- **Description of the task**:
Take the listing from its first line through the line that contains "2.75, 2.85, 2.95];" and please retype those lines exactly, leaving out the pictures.

- **Dataset excerpt**:
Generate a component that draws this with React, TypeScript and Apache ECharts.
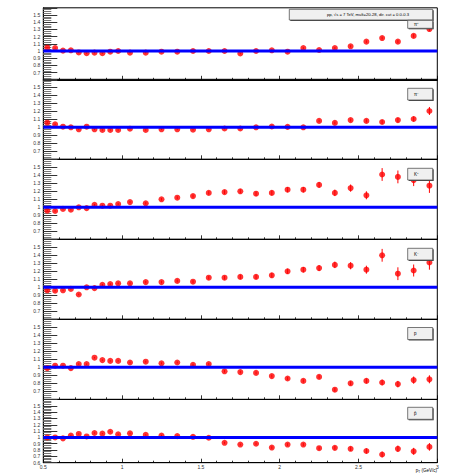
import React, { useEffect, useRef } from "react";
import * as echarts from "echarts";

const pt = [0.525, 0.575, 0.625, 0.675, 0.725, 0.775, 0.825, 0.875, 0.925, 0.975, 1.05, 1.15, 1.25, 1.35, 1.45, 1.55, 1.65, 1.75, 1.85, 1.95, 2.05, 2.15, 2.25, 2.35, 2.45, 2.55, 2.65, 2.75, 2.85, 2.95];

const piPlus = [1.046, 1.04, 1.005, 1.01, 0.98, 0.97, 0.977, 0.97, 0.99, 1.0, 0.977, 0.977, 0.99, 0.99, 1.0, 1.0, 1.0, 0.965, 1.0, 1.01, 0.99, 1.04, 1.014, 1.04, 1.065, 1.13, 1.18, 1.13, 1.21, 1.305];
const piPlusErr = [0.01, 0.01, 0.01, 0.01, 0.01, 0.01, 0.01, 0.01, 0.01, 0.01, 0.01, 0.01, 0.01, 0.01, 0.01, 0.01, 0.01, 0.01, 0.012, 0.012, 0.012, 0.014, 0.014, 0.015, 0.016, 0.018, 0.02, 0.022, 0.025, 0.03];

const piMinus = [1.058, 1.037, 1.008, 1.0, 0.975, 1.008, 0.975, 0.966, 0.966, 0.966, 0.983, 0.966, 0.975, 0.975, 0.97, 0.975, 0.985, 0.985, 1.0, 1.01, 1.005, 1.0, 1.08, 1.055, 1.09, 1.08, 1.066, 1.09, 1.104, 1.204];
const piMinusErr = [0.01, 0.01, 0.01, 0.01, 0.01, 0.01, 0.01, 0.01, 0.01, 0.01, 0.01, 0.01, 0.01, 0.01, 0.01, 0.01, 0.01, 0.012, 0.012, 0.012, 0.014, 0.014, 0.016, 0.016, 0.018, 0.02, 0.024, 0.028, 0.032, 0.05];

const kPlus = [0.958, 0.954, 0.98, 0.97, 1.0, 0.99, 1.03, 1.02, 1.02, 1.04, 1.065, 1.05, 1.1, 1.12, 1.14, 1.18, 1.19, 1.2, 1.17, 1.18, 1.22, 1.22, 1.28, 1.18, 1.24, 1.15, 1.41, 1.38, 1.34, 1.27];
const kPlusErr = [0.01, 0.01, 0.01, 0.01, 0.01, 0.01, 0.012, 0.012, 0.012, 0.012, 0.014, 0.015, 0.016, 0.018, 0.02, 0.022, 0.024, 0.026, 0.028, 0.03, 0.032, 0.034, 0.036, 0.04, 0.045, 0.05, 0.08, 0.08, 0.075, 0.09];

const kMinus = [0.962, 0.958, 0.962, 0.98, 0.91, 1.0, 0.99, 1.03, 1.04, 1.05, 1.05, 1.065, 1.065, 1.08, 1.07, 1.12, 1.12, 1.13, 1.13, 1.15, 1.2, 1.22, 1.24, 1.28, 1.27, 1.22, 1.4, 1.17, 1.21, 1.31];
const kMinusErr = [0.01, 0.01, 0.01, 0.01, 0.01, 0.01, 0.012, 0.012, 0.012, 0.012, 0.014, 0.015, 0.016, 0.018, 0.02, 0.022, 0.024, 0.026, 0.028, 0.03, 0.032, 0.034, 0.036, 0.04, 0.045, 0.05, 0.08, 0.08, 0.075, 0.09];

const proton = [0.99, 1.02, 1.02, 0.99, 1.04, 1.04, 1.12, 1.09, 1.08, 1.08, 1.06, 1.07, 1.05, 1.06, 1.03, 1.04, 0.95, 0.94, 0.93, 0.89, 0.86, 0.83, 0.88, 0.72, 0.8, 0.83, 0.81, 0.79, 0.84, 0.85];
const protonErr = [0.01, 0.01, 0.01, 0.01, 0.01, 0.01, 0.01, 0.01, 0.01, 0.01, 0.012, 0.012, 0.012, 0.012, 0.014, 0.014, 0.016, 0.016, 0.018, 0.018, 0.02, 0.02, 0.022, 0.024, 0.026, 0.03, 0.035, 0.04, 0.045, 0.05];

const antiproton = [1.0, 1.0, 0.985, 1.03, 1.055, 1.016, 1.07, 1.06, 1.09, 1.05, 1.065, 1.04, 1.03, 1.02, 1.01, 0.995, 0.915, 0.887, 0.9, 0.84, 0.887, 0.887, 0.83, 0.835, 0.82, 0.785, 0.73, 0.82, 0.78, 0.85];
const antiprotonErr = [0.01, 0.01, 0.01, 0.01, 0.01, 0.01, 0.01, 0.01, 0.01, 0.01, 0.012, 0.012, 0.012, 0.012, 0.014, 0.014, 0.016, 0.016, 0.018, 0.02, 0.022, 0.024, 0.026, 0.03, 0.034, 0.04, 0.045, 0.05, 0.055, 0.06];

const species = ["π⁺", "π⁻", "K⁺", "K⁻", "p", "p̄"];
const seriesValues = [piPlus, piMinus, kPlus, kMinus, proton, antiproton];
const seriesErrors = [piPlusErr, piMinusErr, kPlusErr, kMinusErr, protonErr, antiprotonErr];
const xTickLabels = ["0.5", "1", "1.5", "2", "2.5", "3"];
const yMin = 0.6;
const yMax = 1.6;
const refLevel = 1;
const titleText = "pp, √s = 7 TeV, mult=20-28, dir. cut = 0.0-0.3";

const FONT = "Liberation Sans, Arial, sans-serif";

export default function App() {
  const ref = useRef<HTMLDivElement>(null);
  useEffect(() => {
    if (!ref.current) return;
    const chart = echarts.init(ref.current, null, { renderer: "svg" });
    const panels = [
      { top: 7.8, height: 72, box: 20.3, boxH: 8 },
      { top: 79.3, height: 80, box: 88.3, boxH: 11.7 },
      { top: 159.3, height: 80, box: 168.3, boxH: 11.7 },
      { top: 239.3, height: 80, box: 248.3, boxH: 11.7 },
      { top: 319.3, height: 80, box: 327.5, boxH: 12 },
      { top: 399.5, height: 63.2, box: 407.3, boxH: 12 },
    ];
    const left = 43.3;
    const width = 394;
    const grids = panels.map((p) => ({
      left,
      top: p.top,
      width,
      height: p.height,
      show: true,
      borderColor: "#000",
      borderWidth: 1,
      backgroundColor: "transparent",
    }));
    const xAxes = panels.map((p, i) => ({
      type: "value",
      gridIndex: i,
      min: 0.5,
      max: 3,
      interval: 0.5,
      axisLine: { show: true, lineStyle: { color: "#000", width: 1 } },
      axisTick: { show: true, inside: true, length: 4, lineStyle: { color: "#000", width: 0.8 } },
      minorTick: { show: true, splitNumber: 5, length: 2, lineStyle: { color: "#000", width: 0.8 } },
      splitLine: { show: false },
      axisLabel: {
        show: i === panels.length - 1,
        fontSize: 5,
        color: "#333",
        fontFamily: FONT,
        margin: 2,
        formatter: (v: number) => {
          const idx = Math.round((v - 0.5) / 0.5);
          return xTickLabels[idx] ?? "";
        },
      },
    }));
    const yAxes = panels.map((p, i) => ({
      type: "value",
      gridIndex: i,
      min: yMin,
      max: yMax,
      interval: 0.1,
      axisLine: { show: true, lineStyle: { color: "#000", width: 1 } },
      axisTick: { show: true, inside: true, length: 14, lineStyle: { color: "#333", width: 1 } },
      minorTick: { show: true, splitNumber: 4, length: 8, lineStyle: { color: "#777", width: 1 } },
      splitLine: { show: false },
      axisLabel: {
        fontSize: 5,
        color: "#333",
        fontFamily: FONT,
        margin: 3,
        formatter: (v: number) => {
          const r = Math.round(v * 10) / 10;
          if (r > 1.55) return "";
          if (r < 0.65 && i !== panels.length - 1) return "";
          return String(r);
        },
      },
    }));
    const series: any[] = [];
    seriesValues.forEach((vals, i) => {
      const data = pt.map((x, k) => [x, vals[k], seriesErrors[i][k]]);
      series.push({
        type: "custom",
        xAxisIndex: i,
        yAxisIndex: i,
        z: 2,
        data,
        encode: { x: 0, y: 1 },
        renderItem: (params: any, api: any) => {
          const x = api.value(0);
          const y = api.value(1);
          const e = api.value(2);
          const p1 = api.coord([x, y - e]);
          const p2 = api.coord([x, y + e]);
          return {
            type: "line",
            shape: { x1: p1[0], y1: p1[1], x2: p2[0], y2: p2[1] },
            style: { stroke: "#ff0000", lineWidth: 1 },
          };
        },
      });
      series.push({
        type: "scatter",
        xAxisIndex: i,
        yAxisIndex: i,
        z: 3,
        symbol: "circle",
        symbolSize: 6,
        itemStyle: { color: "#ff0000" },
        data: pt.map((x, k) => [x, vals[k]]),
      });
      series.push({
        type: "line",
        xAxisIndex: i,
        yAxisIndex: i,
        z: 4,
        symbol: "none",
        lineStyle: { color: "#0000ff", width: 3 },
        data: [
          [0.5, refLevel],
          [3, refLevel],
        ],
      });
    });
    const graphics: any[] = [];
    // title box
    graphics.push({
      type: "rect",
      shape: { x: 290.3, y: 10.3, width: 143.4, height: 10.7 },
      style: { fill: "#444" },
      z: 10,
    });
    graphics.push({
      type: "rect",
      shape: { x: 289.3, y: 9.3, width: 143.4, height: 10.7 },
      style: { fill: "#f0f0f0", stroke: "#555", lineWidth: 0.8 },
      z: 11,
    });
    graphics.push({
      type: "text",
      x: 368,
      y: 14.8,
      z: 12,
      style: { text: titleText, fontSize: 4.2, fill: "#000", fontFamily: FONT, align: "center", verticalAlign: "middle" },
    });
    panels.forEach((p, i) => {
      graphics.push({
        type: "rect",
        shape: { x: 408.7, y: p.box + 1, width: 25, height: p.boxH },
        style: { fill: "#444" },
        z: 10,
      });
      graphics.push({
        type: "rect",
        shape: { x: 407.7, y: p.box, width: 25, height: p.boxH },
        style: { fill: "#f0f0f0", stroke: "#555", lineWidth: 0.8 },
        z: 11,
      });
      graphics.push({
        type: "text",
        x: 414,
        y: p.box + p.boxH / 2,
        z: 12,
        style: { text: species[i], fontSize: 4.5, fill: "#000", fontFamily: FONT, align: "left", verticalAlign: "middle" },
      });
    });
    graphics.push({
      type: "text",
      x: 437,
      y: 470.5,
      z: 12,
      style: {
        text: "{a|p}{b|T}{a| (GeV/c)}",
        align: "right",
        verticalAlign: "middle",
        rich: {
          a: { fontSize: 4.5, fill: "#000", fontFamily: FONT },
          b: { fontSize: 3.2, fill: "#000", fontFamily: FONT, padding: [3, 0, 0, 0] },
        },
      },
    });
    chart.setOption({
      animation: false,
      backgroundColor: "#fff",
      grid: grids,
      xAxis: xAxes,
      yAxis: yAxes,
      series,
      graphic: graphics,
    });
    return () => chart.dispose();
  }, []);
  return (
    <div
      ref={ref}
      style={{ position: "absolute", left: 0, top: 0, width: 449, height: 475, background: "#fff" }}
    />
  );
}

- **Completed exercise**:
Generate a component that draws this with React, TypeScript and Apache ECharts.
import React, { useEffect, useRef } from "react";
import * as echarts from "echarts";

const pt = [0.525, 0.575, 0.625, 0.675, 0.725, 0.775, 0.825, 0.875, 0.925, 0.975, 1.05, 1.15, 1.25, 1.35, 1.45, 1.55, 1.65, 1.75, 1.85, 1.95, 2.05, 2.15, 2.25, 2.35, 2.45, 2.55, 2.65, 2.75, 2.85, 2.95];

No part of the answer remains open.